[Task statement]: Set all the material down again unchanged, without the pictures.
===== Data section
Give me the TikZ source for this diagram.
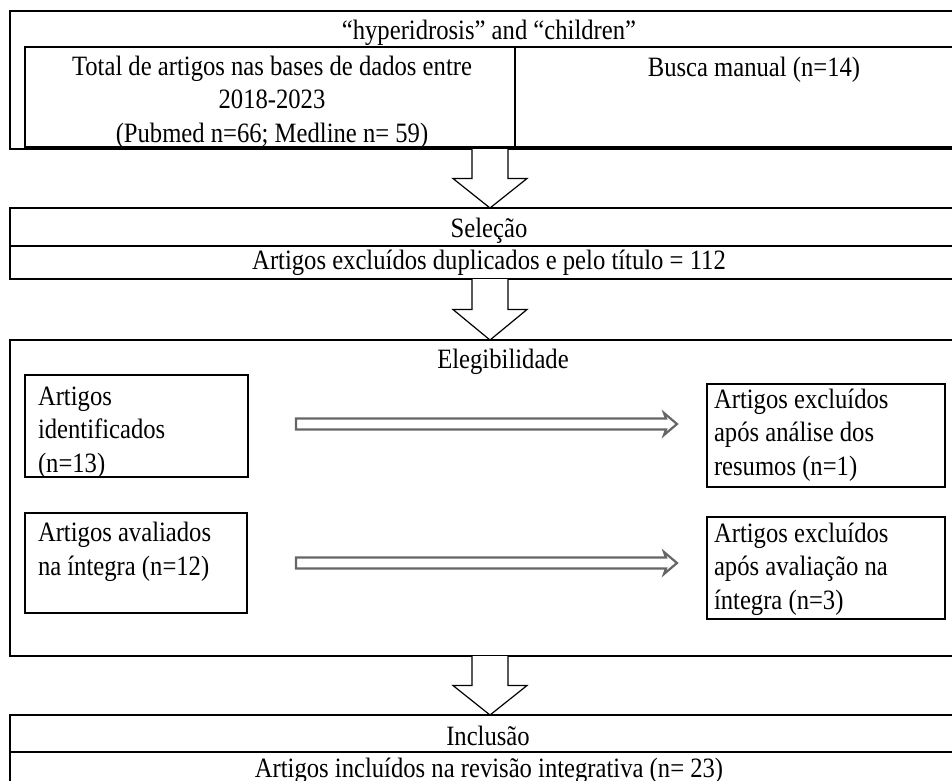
\documentclass[tikz,border=0pt]{standalone}
\usepackage{fontspec}
\setmainfont{Liberation Serif}[FakeStretch=0.88]
\usetikzlibrary{calc}
\newcommand\blockarrow[2]{%
  \draw[blk] ($(#1.south)+(-18,0)$) -- ($(#1.south)!0.5!(#2.north)+(-18,0)$)
    -- ($(#1.south)!0.5!(#2.north)+(-37,0)$) -- (#2.north)
    -- ($(#1.south)!0.5!(#2.north)+(37,0)$) -- ($(#1.south)!0.5!(#2.north)+(18,0)$)
    -- ($(#1.south)+(18,0)$);}
\newcommand\dblarrow[2]{%
  \draw[dbl] ($(#1)+(0,-5.5)$) -- ($(#2)+(-11,-5.5)$) -- ($(#2)+(-13,-11)$) -- (#2)
    -- ($(#2)+(-13,11)$) -- ($(#2)+(-11,5.5)$) -- ($(#1)+(0,5.5)$) -- cycle;}
\begin{document}
\begin{tikzpicture}[x=1pt,y=-1pt,
  box/.style={draw=black, line width=1.3pt, anchor=north west, inner sep=0pt, outer sep=0pt},
  lbl/.style={anchor=base, inner sep=0pt, outer sep=0pt, font=\fontsize{28}{33.5}\selectfont},
  lblw/.style={lbl, anchor=base west, align=left},
  blk/.style={draw=black, line width=1.2pt, fill=white, line join=miter},
  dbl/.style={draw=black!60, line width=2.2pt, fill=white, line join=miter}]
\useasboundingbox (0,0) rectangle (952,780);
\clip (0,0) rectangle (952,780);
% top block
\node[box, minimum width=960pt, minimum height=138pt] (top) at (10,11) {};
\node[box, minimum width=490pt, minimum height=100pt] (tot) at (25,47) {};
\node[box, minimum width=470pt, minimum height=100pt] (busca) at (515,47) {};
\node[lbl] (hdr) at (489,39) {“hyperidrosis” and “children”};
\node[lbl, align=center] (tottxt) at (272,142) {Total de artigos nas bases de dados entre\\2018-2023\\(Pubmed n=66; Medline n= 59)};
\node[lbl] (buscatxt) at (754,76) {Busca manual (n=14)};
% selecao
\node[box, minimum width=960pt, minimum height=71pt] (sel) at (10,208) {};
\node[box, minimum width=960pt, minimum height=33pt] (selx) at (10,246) {};
\node[lbl] (seltxt) at (489,237) {Seleção};
\node[lbl] (selxtxt) at (489,269) {Artigos excluídos duplicados e pelo título = 112};
% elegibilidade
\node[box, minimum width=960pt, minimum height=316pt] (eleg) at (10,340) {};
\node[lbl] (elegtxt) at (503,368) {Elegibilidade};
\node[box, minimum width=223pt, minimum height=102pt] (idbox) at (25,375) {};
\node[lblw] (idtxt) at (38,472) {Artigos\\identificados\\(n=13)};
\node[box, minimum width=238pt, minimum height=103pt] (exc1) at (707,384) {};
\node[lblw] (exc1txt) at (714,475) {Artigos excluídos\\após análise dos\\resumos (n=1)};
\node[box, minimum width=222pt, minimum height=100pt] (aval) at (25,513) {};
\node[lblw] (avaltxt) at (38,575) {Artigos avaliados\\na íntegra (n=12)};
\node[box, minimum width=238pt, minimum height=102pt] (exc2) at (707,517) {};
\node[lblw] (exc2txt) at (714,609) {Artigos excluídos\\após avaliação na\\íntegra (n=3)};
% inclusao
\node[box, minimum width=960pt, minimum height=100pt] (incl) at (10,715) {};
\node[box, minimum width=960pt, minimum height=60pt] (inclx) at (10,752) {};
\node[lbl] (incltxt) at (488,745) {Inclusão};
\node[lbl] (inclxtxt) at (489,777) {Artigos incluídos na revisão integrativa (n= 23)};
% block arrows
\blockarrow{top}{sel}
\blockarrow{sel}{eleg}
\blockarrow{eleg}{incl}
% double arrows
\coordinate (a1s) at ($(idbox.east)+(48,-2)$);
\coordinate (a1e) at ($(exc1.west |- a1s)+(-30,0)$);
\coordinate (a2s) at ($(aval.east)+(49,0)$);
\coordinate (a2e) at ($(exc2.west |- a2s)+(-30,0)$);
\dblarrow{a1s}{a1e}
\dblarrow{a2s}{a2e}
\end{tikzpicture}
\end{document}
==========
[Exercise result]:
Give me the TikZ source for this diagram.
\documentclass[tikz,border=0pt]{standalone}
\usepackage{fontspec}
\setmainfont{Liberation Serif}[FakeStretch=0.88]
\usetikzlibrary{calc}
\newcommand\blockarrow[2]{%
  \draw[blk] ($(#1.south)+(-18,0)$) -- ($(#1.south)!0.5!(#2.north)+(-18,0)$)
    -- ($(#1.south)!0.5!(#2.north)+(-37,0)$) -- (#2.north)
    -- ($(#1.south)!0.5!(#2.north)+(37,0)$) -- ($(#1.south)!0.5!(#2.north)+(18,0)$)
    -- ($(#1.south)+(18,0)$);}
\newcommand\dblarrow[2]{%
  \draw[dbl] ($(#1)+(0,-5.5)$) -- ($(#2)+(-11,-5.5)$) -- ($(#2)+(-13,-11)$) -- (#2)
    -- ($(#2)+(-13,11)$) -- ($(#2)+(-11,5.5)$) -- ($(#1)+(0,5.5)$) -- cycle;}
\begin{document}
\begin{tikzpicture}[x=1pt,y=-1pt,
  box/.style={draw=black, line width=1.3pt, anchor=north west, inner sep=0pt, outer sep=0pt},
  lbl/.style={anchor=base, inner sep=0pt, outer sep=0pt, font=\fontsize{28}{33.5}\selectfont},
  lblw/.style={lbl, anchor=base west, align=left},
  blk/.style={draw=black, line width=1.2pt, fill=white, line join=miter},
  dbl/.style={draw=black!60, line width=2.2pt, fill=white, line join=miter}]
\useasboundingbox (0,0) rectangle (952,780);
\clip (0,0) rectangle (952,780);
% top block
\node[box, minimum width=960pt, minimum height=138pt] (top) at (10,11) {};
\node[box, minimum width=490pt, minimum height=100pt] (tot) at (25,47) {};
\node[box, minimum width=470pt, minimum height=100pt] (busca) at (515,47) {};
\node[lbl] (hdr) at (489,39) {“hyperidrosis” and “children”};
\node[lbl, align=center] (tottxt) at (272,142) {Total de artigos nas bases de dados entre\\2018-2023\\(Pubmed n=66; Medline n= 59)};
\node[lbl] (buscatxt) at (754,76) {Busca manual (n=14)};
% selecao
\node[box, minimum width=960pt, minimum height=71pt] (sel) at (10,208) {};
\node[box, minimum width=960pt, minimum height=33pt] (selx) at (10,246) {};
\node[lbl] (seltxt) at (489,237) {Seleção};
\node[lbl] (selxtxt) at (489,269) {Artigos excluídos duplicados e pelo título = 112};
% elegibilidade
\node[box, minimum width=960pt, minimum height=316pt] (eleg) at (10,340) {};
\node[lbl] (elegtxt) at (503,368) {Elegibilidade};
\node[box, minimum width=223pt, minimum height=102pt] (idbox) at (25,375) {};
\node[lblw] (idtxt) at (38,472) {Artigos\\identificados\\(n=13)};
\node[box, minimum width=238pt, minimum height=103pt] (exc1) at (707,384) {};
\node[lblw] (exc1txt) at (714,475) {Artigos excluídos\\após análise dos\\resumos (n=1)};
\node[box, minimum width=222pt, minimum height=100pt] (aval) at (25,513) {};
\node[lblw] (avaltxt) at (38,575) {Artigos avaliados\\na íntegra (n=12)};
\node[box, minimum width=238pt, minimum height=102pt] (exc2) at (707,517) {};
\node[lblw] (exc2txt) at (714,609) {Artigos excluídos\\após avaliação na\\íntegra (n=3)};
% inclusao
\node[box, minimum width=960pt, minimum height=100pt] (incl) at (10,715) {};
\node[box, minimum width=960pt, minimum height=60pt] (inclx) at (10,752) {};
\node[lbl] (incltxt) at (488,745) {Inclusão};
\node[lbl] (inclxtxt) at (489,777) {Artigos incluídos na revisão integrativa (n= 23)};
% block arrows
\blockarrow{top}{sel}
\blockarrow{sel}{eleg}
\blockarrow{eleg}{incl}
% double arrows
\coordinate (a1s) at ($(idbox.east)+(48,-2)$);
\coordinate (a1e) at ($(exc1.west |- a1s)+(-30,0)$);
\coordinate (a2s) at ($(aval.east)+(49,0)$);
\coordinate (a2e) at ($(exc2.west |- a2s)+(-30,0)$);
\dblarrow{a1s}{a1e}
\dblarrow{a2s}{a2e}
\end{tikzpicture}
\end{document}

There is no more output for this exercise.